Records with drawing code:
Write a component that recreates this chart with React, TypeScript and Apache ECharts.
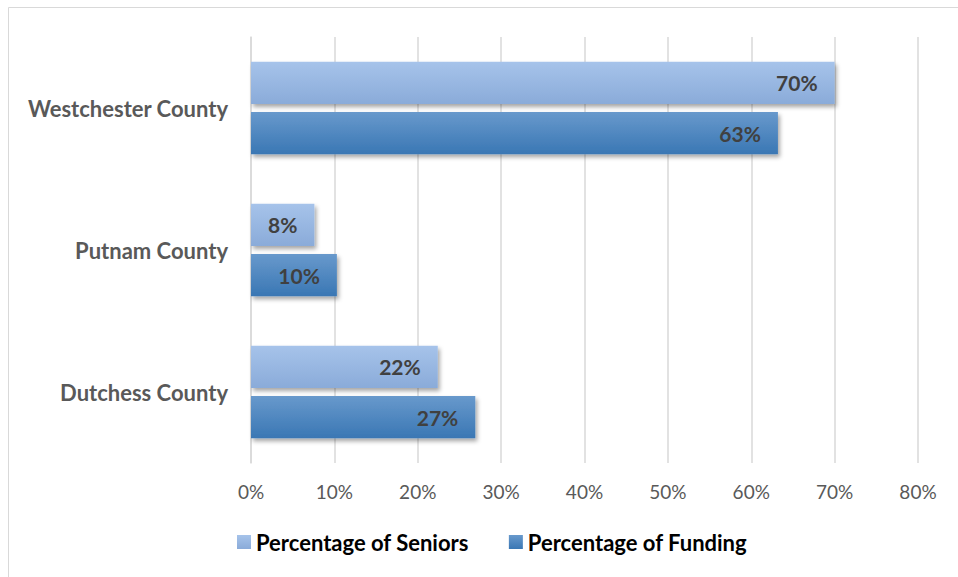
import React, { useEffect, useRef } from "react";
import * as echarts from "echarts";

const categories = ["Dutchess County", "Putnam County", "Westchester County"];
const seniors = [22.4, 7.6, 70];
const funding = [26.9, 10.3, 63.2];
const seriesNames = ["Percentage of Seniors", "Percentage of Funding"];

const FONT = "Lato, 'Open Sans', sans-serif";

export default function App() {
  const ref = useRef<HTMLDivElement>(null);
  useEffect(() => {
    if (!ref.current) return;
    const chart = echarts.init(ref.current, undefined, { renderer: "svg" });
    const grad = (a: string, b: string) =>
      new echarts.graphic.LinearGradient(0, 0, 0, 1, [
        { offset: 0, color: a },
        { offset: 1, color: b },
      ]);
    const shadow = {
      shadowBlur: 4,
      shadowOffsetX: 2,
      shadowOffsetY: 3,
      shadowColor: "rgba(0,0,0,0.35)",
    };
    const label = {
      show: true,
      position: "insideRight" as const,
      distance: 17,
      formatter: (p: any) => Math.round(p.value) + "%",
      color: "#404040",
      fontWeight: "bold" as const,
      fontSize: 21,
      fontFamily: FONT,
    };
    chart.setOption({
      animation: false,
      backgroundColor: "#ffffff",
      graphic: [
        {
          type: "rect",
          shape: { x: 8.5, y: 7.5, width: 980, height: 600 },
          style: { fill: "none", stroke: "#d9d9d9", lineWidth: 1 },
          silent: true,
        },
      ],
      grid: { left: 251, right: 40, top: 37, bottom: 114, containLabel: false },
      legend: {
        bottom: 19,
        left: 232,
        itemWidth: 14,
        itemHeight: 14,
        itemGap: 40,
        icon: "rect",
        textStyle: { color: "#000000", fontWeight: "bold", fontSize: 22, fontFamily: FONT },
        data: seriesNames,
      },
      xAxis: {
        type: "value",
        min: 0,
        max: 80,
        interval: 10,
        axisLine: { show: false },
        axisTick: { show: false },
        splitLine: { show: true, lineStyle: { color: "#d9d9d9", width: 1.5 } },
        axisLabel: {
          formatter: "{value}%",
          color: "#595959",
          fontSize: 19,
          fontFamily: FONT,
          margin: 19,
        },
      },
      yAxis: {
        type: "category",
        data: categories,
        axisLine: { show: true, lineStyle: { color: "#d9d9d9", width: 1.5 } },
        axisTick: { show: false },
        axisLabel: {
          color: "#595959",
          fontWeight: "bold",
          fontSize: 22,
          fontFamily: FONT,
          margin: 23,
        },
      },
      series: [
        {
          name: seriesNames[0],
          type: "bar",
          data: seniors,
          barCategoryGap: "35%",
          barGap: "19%",
          itemStyle: { color: grad("#a6c3ea", "#8aabd9"), ...shadow },
          label,
          z: 3,
        },
        {
          name: seriesNames[1],
          type: "bar",
          data: funding,
          itemStyle: { color: grad("#6899cc", "#3a77b4"), ...shadow },
          label,
          z: 2,
        },
      ],
    });
    return () => chart.dispose();
  }, []);
  return <div ref={ref} style={{ width: 958, height: 577, position: "absolute", left: 0, top: 0 }} />;
}
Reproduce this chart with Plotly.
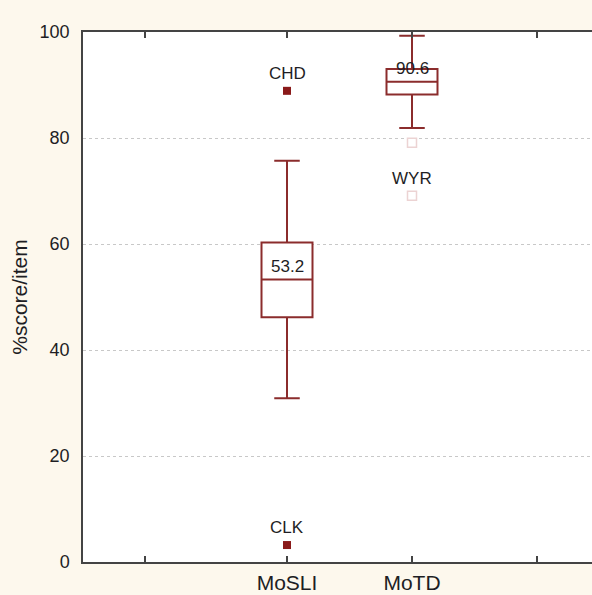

Aim:
Leave out the pictures, then repeat the listing above exactly from its first line to the line with "import * as", inclusive.

The solution:
Write a component that recreates this chart with React, TypeScript and Apache ECharts.
import React, { useEffect, useRef } from "react";
import * as echarts from "echarts";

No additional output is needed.